Combinando le intuizioni di Baade e Zwicky con i calcoli del collega Richard Tolman per un gas di neutroni, Oppenheimer e Volkoff mostravano che la struttura di neutroni stabile poteva avere una massa fino a un limite di 0.7 masse solari, noto come limite di Tolman-Oppenheimer-Volkoff. Il risultato è discusso in un articolo pubblicato su Physical Review Letters. Il limite è stato successivamente ricalcolato e oggi è compreso fra 1,5 e 3 masse solari. Le stelle di neutroni sono rimaste un’ipotesi teorica fino al 1967, quando Jocelyn Bell e Antony Hewish a Cambridge captarono il primo segnale radio proveniente da una pulsar, che non è altro che una stella di neutroni altamente magnetizzata e in rapida rotazione. Una stella di neutroni con una massa superiore a quel limite non può rimanere stabile ma continua a contrarsi sotto l’azione della gravità. Cosa succedeva a stelle così pesati restava un mistero, a cui Oppenheimer si dedicò nel lavoro successivo.

Come nascono i buchi neri

Il destino delle stelle di massa superiore è l’oggetto di un terzo articolo, a cui Oppenheimer lavorò insieme al suo studente Hartland Snyner. Già Karl Schwarzschild nel 1916 aveva mostrato che la teoria della relatività generale di Einstein ammetteva delle soluzioni a simmetria sferica, che oggi consideriamo come la prima descrizione teorica dei buchi neri. La soluzione di Schwarzschild mostrava infatti un corpo celeste la cui gravità era così alta che nemmeno la luce era capace di sfuggire, proprio come sappiamo avvenire in un buco nero. Lo stesso Einstein era tornato sul problema nel 1939, mostrando che questi corpi celesti non potevano esistere.

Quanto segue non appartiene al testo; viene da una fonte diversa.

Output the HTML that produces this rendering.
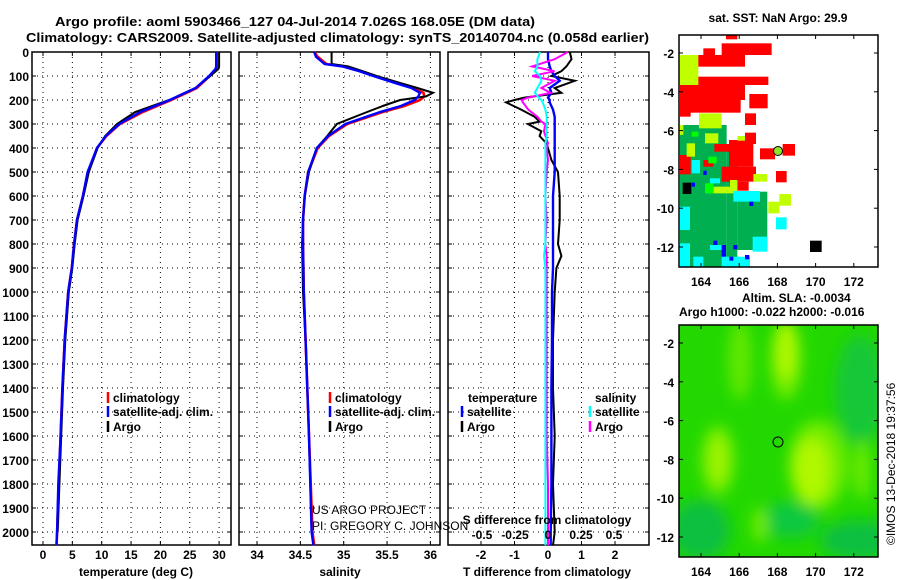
<!DOCTYPE html>
<html><head><meta charset="utf-8"><style>
html,body{margin:0;padding:0;background:#fff;}
svg{display:block;font-family:"Liberation Sans",sans-serif;}
.t{font-size:13px;font-weight:bold;}
.tk{font-size:12px;font-weight:bold;}
</style></head><body>
<svg id="fig" width="900" height="580" viewBox="0 0 900 580" xmlns="http://www.w3.org/2000/svg">
<defs><filter id="blur" x="-50%" y="-50%" width="200%" height="200%"><feGaussianBlur stdDeviation="7"/></filter>
<clipPath id="clipSLA"><rect x="679" y="325" width="199" height="232"/></clipPath>
<clipPath id="clipSST"><rect x="679" y="35" width="199" height="232"/></clipPath></defs>
<text class="t" x="55" y="26" textLength="480" lengthAdjust="spacingAndGlyphs">Argo profile: aoml 5903466_127 04-Jul-2014 7.026S 168.05E (DM data)</text>
<text class="t" x="26" y="42" textLength="623" lengthAdjust="spacingAndGlyphs">Climatology: CARS2009. Satellite-adjusted climatology: synTS_20140704.nc (0.058d earlier)</text>
<g id="panels"></g>
<g id="maps"></g>
</svg>
<script>
// ---- data ----
const depthT = [0,60,70,100,150,200,250,300,350,400,500,600,700,800,900,1000,1200,1400,1600,1800,2000,2055];
const tempClim = [29.6,29.6,29.5,28.4,26.2,21.8,17.0,13.1,10.8,9.2,7.7,6.8,5.8,5.3,4.9,4.3,3.7,3.3,3.0,2.7,2.4,2.3];
const tempSat  = [29.5,29.5,29.4,28.3,26.0,21.6,16.6,13.0,10.7,9.2,7.6,6.8,5.8,5.3,4.9,4.3,3.7,3.3,3.0,2.6,2.4,2.3];
const tempArgo = [30.0,30.0,29.9,28.5,26.0,21.5,15.7,12.6,10.6,9.3,7.8,6.9,5.9,5.4,5.0,4.4,3.8,3.4,3.1,2.8,2.5];
const depthArgo = [0,60,70,100,150,200,250,300,350,400,500,600,700,800,900,1000,1200,1400,1600,1800,2000];
const depthS = [0,20,50,60,80,100,130,150,170,185,200,225,250,300,350,400,500,600,700,800,1000,1200,1600,2000,2055];
const salClim = [34.66,34.70,34.80,35.0,35.2,35.36,35.62,35.80,35.92,35.93,35.88,35.70,35.45,35.04,34.83,34.70,34.59,34.55,34.53,34.53,34.54,34.56,34.60,34.64,34.66];
const salSat  = [34.66,34.68,34.78,34.98,35.18,35.34,35.60,35.78,35.88,35.86,35.82,35.66,35.42,35.02,34.82,34.69,34.59,34.55,34.53,34.53,34.54,34.56,34.60,34.63,34.65];
const salArgo = [34.86,34.86,34.86,35.05,35.22,35.38,35.66,35.85,36.03,35.95,35.65,35.45,35.27,34.92,34.81,34.69,34.60,34.55,34.53,34.52,34.53,34.56,34.60,34.63];
const depthD = [0,30,60,80,100,120,150,170,190,200,210,240,270,290,300,330,350,380,400,450,500,600,700,800,850,900,1000,1200,1400,1600,1800,2000,2055];
const dTsat  = [0,0,0.05,0.1,0.2,0.35,0.05,0.1,0,0.05,0.05,0.15,0.2,0.2,0.2,0.2,0.2,0.2,0.2,0.2,0.2,0.15,0.15,0.15,0.15,0.15,0.12,0.12,0.1,0.1,0.1,0.08,0.08];
const dTargo = [0.65,0.7,0.55,0.4,0.1,0.8,0.2,0.4,-0.7,-1.0,-1.25,-0.8,-0.4,-0.25,-0.6,-0.2,-0.25,-0.05,0,0.1,0.3,0.35,0.35,0.3,0.4,0.25,0.2,0.15,0.15,0.2,0.15,0.2,0.15];
const dSsat  = [-0.06,-0.08,-0.08,-0.1,-0.06,-0.05,-0.08,-0.1,-0.07,-0.05,-0.04,-0.02,-0.01,-0.01,-0.01,-0.01,-0.01,-0.02,-0.02,-0.02,-0.02,-0.02,-0.02,-0.02,-0.03,-0.02,-0.02,-0.02,-0.02,-0.02,-0.02,-0.02,-0.02];
const dSargo = [0.15,0.05,-0.12,0.05,-0.12,0.05,-0.05,0.02,-0.15,-0.2,-0.19,-0.15,-0.08,-0.05,-0.02,-0.03,-0.02,0,-0.01,0,-0.01,-0.02,-0.01,-0.02,-0.01,-0.01,-0.01,-0.01,-0.01,-0.01,0,0,0];
const depthTicks = [0,100,200,300,400,500,600,700,800,900,1000,1100,1200,1300,1400,1500,1600,1700,1800,1900,2000];
const tempTicks = [0,5,10,15,20,25,30];
const salTicks = [34,34.5,35,35.5,36];
const salTickLabels = ["34","34.5","35","35.5","36"];
const dTTicks = [-2,-1,0,1,2];
const dSTicks = [-0.5,-0.25,0,0.25,0.5];
const dSTickLabels = ["-0.5","-0.25","0","0.25","0.5"];
const lonTicks = [164,166,168,170,172];
const latTicks = [-2,-4,-6,-8,-10,-12];

const NS="http://www.w3.org/2000/svg";
function el(tag,attrs,parent,text){const e=document.createElementNS(NS,tag);for(const k in attrs)e.setAttribute(k,attrs[k]);if(text!==undefined)e.textContent=text;parent.appendChild(e);return e;}
const P=document.getElementById('panels');
const yTop=52, yBot=545;
const yD=d=>yTop+d*0.24;
const panels=[{x0:32,x1:231,fx:v=>43+v*5.87,name:'temperature'},{x0:239,x1:440,fx:v=>257+(v-34)*86.7,name:'salinity'},{x0:448,x1:649,fx:v=>548+v*33.5,name:'difference'}];
const fS=v=>548+v*132;

panels.forEach((p,i)=>{
  const g=el('g',{},P);
  
  
  depthTicks.forEach(d=>{const l=el('line',{x1:p.x0,x2:p.x1,y1:yD(d),y2:yD(d),stroke:'#000','stroke-width':1,'stroke-dasharray':'1,4'},g);
    
    el('line',{x1:p.x0,x2:p.x0+4,y1:yD(d),y2:yD(d),stroke:'#000'},g);el('line',{x1:p.x1-4,x2:p.x1,y1:yD(d),y2:yD(d),stroke:'#000'},g);});
  const xt=i==0?tempTicks:i==1?salTicks:dTTicks;
  xt.forEach((v,k)=>{const x=p.fx(v);el('line',{x1:x,x2:x,y1:yTop,y2:yBot,stroke:'#000','stroke-dasharray':'1,4'},g);
    el('line',{x1:x,x2:x,y1:yBot-4,y2:yBot,stroke:'#000'},g);el('line',{x1:x,x2:x,y1:yTop,y2:yTop+4,stroke:'#000'},g);
    const t=el('text',{x:x,y:559,'text-anchor':'middle',class:'tk'},g,i==1?salTickLabels[k]:String(v));
    });
  const fr=el('rect',{x:p.x0,y:yTop,width:p.x1-p.x0,height:yBot-yTop,fill:'none',stroke:'#000','stroke-width':1.5},g);
  
});
depthTicks.forEach(d=>{const t=el('text',{x:29,y:yD(d)+5,'text-anchor':'end',class:'tk'},P,String(d));
  });

function line(xs,ds,fx,color,name,w){const pts=xs.map((v,k)=>fx(v).toFixed(1)+','+yD(ds[k]).toFixed(1)).join(' ');
  const l=el('polyline',{points:pts,fill:'none',stroke:color,'stroke-width':w||2.2},P);
  }
line(tempClim,depthT,panels[0].fx,'#f00','temp-climatology-line',2.6);
line(tempArgo,depthArgo,panels[0].fx,'#000','temp-argo-line',2);
line(tempSat,depthT,panels[0].fx,'#00f','temp-satellite-line',2.4);
line(salClim,depthS,panels[1].fx,'#f00','sal-climatology-line',2.6);
line(salArgo,depthS,panels[1].fx,'#000','sal-argo-line',2);
line(salSat,depthS,panels[1].fx,'#00f','sal-satellite-line',2.4);
line(dTargo,depthD,panels[2].fx,'#000','tdiff-argo-line',2);
line(dTsat,depthD,panels[2].fx,'#00f','tdiff-satellite-line',2.4);
line(dSargo,depthD,fS,'#f0f','sdiff-argo-line',2);
line(dSsat,depthD,fS,'#0ff','sdiff-satellite-line',2);

dSTicks.forEach((v,k)=>{const t=el('text',{x:fS(v),y:539,'text-anchor':'middle',class:'tk'},P,dSTickLabels[k]);
  });
function txt(x,y,s,name,extra){const t=el('text',Object.assign({x:x,y:y,class:'tk'},extra||{}),P,s);return t;}
txt(547,524,'S difference from climatology','sdiff-axis-title',{'text-anchor':'middle'});
txt(136,576,'temperature (deg C)','temp-axis-title',{'text-anchor':'middle'});
txt(340,576,'salinity','sal-axis-title',{'text-anchor':'middle'});
txt(547,576,'T difference from climatology','tdiff-axis-title',{'text-anchor':'middle'});
txt(312,514,'US ARGO PROJECT','credit-project',{style:'font-weight:normal;font-size:12px'});
txt(312,530,'PI: GREGORY C. JOHNSON','credit-pi',{style:'font-weight:normal;font-size:12px'});
function leg(x,y,color,label,name){const m=el('line',{x1:x,x2:x,y1:y-10,y2:y+1,stroke:color,'stroke-width':2.5},P);
  
  txt(x+5,y,label,name);}
leg(108,402,'#f00','climatology','legend-climatology');
leg(108,416,'#00f','satellite-adj. clim.','legend-satellite-adj');
leg(108,431,'#000','Argo','legend-argo');
leg(330,402,'#f00','climatology','legend2-climatology');
leg(330,416,'#00f','satellite-adj. clim.','legend2-satellite-adj');
leg(330,431,'#000','Argo','legend2-argo');
txt(468,402,'temperature','legend3-temperature-header');
txt(595,402,'salinity','legend3-salinity-header');
leg(462,416,'#00f','satellite','legend3-t-satellite');
leg(462,431,'#000','Argo','legend3-t-argo');
leg(590,416,'#0ff','satellite','legend3-s-satellite');
leg(590,431,'#f0f','Argo','legend3-s-argo');

// ---- maps ----
const M=document.getElementById('maps');
const lonX=lon=>701+(lon-164)*19.1;
function mapAxes(y0,name){const latY=lat=>y0+18+(-2-lat)*19.4;
  latTicks.forEach(l=>{const y=latY(l);el('line',{x1:679,x2:683,y1:y,y2:y,stroke:'#000'},M);el('line',{x1:874,x2:878,y1:y,y2:y,stroke:'#000'},M);
    const t=el('text',{x:674,y:y+5,'text-anchor':'end',class:'tk'},M,String(l));});
  lonTicks.forEach(l=>{const x=lonX(l);el('line',{x1:x,x2:x,y1:y0,y2:y0+4,stroke:'#000'},M);el('line',{x1:x,x2:x,y1:y0+228,y2:y0+232,stroke:'#000'},M);
    const t=el('text',{x:x,y:y0+251,'text-anchor':'middle',class:'tk'},M,String(l));});
  const f=el('rect',{x:679,y:y0,width:199,height:232,fill:'none',stroke:'#000','stroke-width':1.5},M);}
const sstCells=[
['#00b050',90,375,230,800],['#00b050',262,575,352,750],['#00b050',230,450,262,800],
['#f00',228,104,262,118],['#f00',215,130,365,165],['#f00',160,145,195,165],['#f00',125,165,285,200],['#f00',90,230,355,255],['#f00',90,255,285,300],['#f00',90,295,272,338],['#f00',298,282,353,325],['#f00',90,330,122,350],['#f00',285,340,318,375],['#f00',285,398,318,432],['#f00',237,420,310,500],['#f00',193,432,237,455],['#f00',330,445,375,478],['#f00',398,432,435,467],['#f00',90,465,122,523],['#f00',215,500,318,545],['#f00',378,513,410,547],['#f00',262,545,296,572],['#f00',160,480,190,500],
['#c0ff00',90,165,145,255],['#c0ff00',147,340,215,385],['#c0ff00',165,400,205,430],['#c0ff00',262,408,285,422],['#c0ff00',355,605,388,640],['#c0ff00',388,582,423,617],['#c0ff00',240,540,262,580],['#c0ff00',310,522,352,545],['#c0ff00',110,430,135,470],['#c0ff00',190,560,240,580],['#c0ff00',90,375,100,405],
['#00ff00',165,550,190,580],['#00ff00',125,395,145,410],['#00ff00',175,470,200,490],
['#0ff',250,573,330,605],['#0ff',378,652,410,688],['#0ff',308,710,352,755],['#0ff',90,620,120,690],['#0ff',125,480,150,520],['#0ff',180,535,210,550],['#0ff',215,770,300,800],['#0ff',90,730,120,800],['#0ff',180,735,215,750],['#0ff',130,770,160,800],
['#00f',125,548,135,560],['#00f',160,512,170,525],['#00f',298,605,310,618],['#00f',190,722,202,735],['#00f',215,735,228,770],['#00f',250,735,262,748],['#00f',285,765,298,778],['#00f',238,770,250,782],
['#000',98,548,124,582],['#000',480,722,515,756]];
const sst=el('g',{'clip-path':'url(#clipSST)'},M);

sstCells.forEach(c=>{const r=el('rect',{x:650+c[1]/3,y:c[2]/3,width:(c[3]-c[1])/3,height:(c[4]-c[2])/3,fill:c[0]},sst);
  });
const ac=el('circle',{cx:778,cy:151,r:4.5,fill:'#90e030',stroke:'#000'},M);
mapAxes(35,'sst-map');
txt(778,22,'sat. SST: NaN Argo: 29.9','sst-map-title',{'text-anchor':'middle'});
const sla=el('g',{'clip-path':'url(#clipSLA)'},M);

el('rect',{x:679,y:325,width:199,height:232,fill:'#22d800'},sla);
const blobs=[['#10c040',700,530,30,30],['#10c040',860,540,40,20],['#18c838',860,390,25,55],['#10c840',790,520,30,18],
['#70ec00',786,360,16,40],['#b0f800',786,350,10,30],['#70ec00',818,465,30,45],['#b0f800',812,470,18,32],['#70ec00',718,460,17,35],['#a0f400',718,460,9,24],['#60e800',740,360,12,40],['#70ec00',760,525,8,18],['#70ec00',862,470,8,30]];
const bg=el('g',{filter:'url(#blur)'},sla);
blobs.forEach(b=>el('ellipse',{fill:b[0],cx:b[1],cy:b[2],rx:b[3],ry:b[4]},bg));
const ac2=el('circle',{cx:778,cy:442,r:5,fill:'none',stroke:'#000'},M);
mapAxes(325,'sla-map');
txt(742,302,'Altim. SLA: -0.0034','sla-title-1',{'text-anchor':'start'});
txt(679,316,'Argo h1000: -0.022 h2000: -0.016','sla-title-2');
txt(0,0,'©IMOS 13-Dec-2018 19:37:56','timestamp',{transform:'translate(895,545) rotate(-90)',style:'font-weight:normal;font-size:12px'});
</script>
</body></html>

Immagine Artistica di un buco nero (Credits:  Jingchuan YU/Beijing Planetarium)

Pochi mesi dopo, Oppenheimer e Snyder elaborarono un modello di evoluzione stellare, che mostrava come una stella di grande massa poteva arrivare a esaurire il gas al suo interno e quindi non poter essere più sostenuta dalle reazioni di fusione nucleare. A questo punto la gravità avrebbe fatto il resto, facendo collassare la stella in un corpo celeste con una gravità talmente alta da catturare persino la luce, e che quindi si sarebbe trovato isolato dal reso dell’Universo. Il lavoro, intitolato “On Continued Gravitational Contraction” è considerato la prima dimostrazione teorica di come si possono formare i buchi neri. L’articolo fu pubblicato su Physical Review il 1 settembre 1939, una data destinata a passare alla storia.

In quello stesso giorno infatti Hitler invase la Polonia, scatenando la Seconda Guerra Mondiale. Un evento che cambiò la storia del mondo e quella del fisico americano, che fu costretto ad allontanarsi dall’oceano tranquilli del cosmo per fare rotta verso i mari molto più vicini e burrascosi. Quelli della fisica applicata allo sviluppo delle armi atomiche.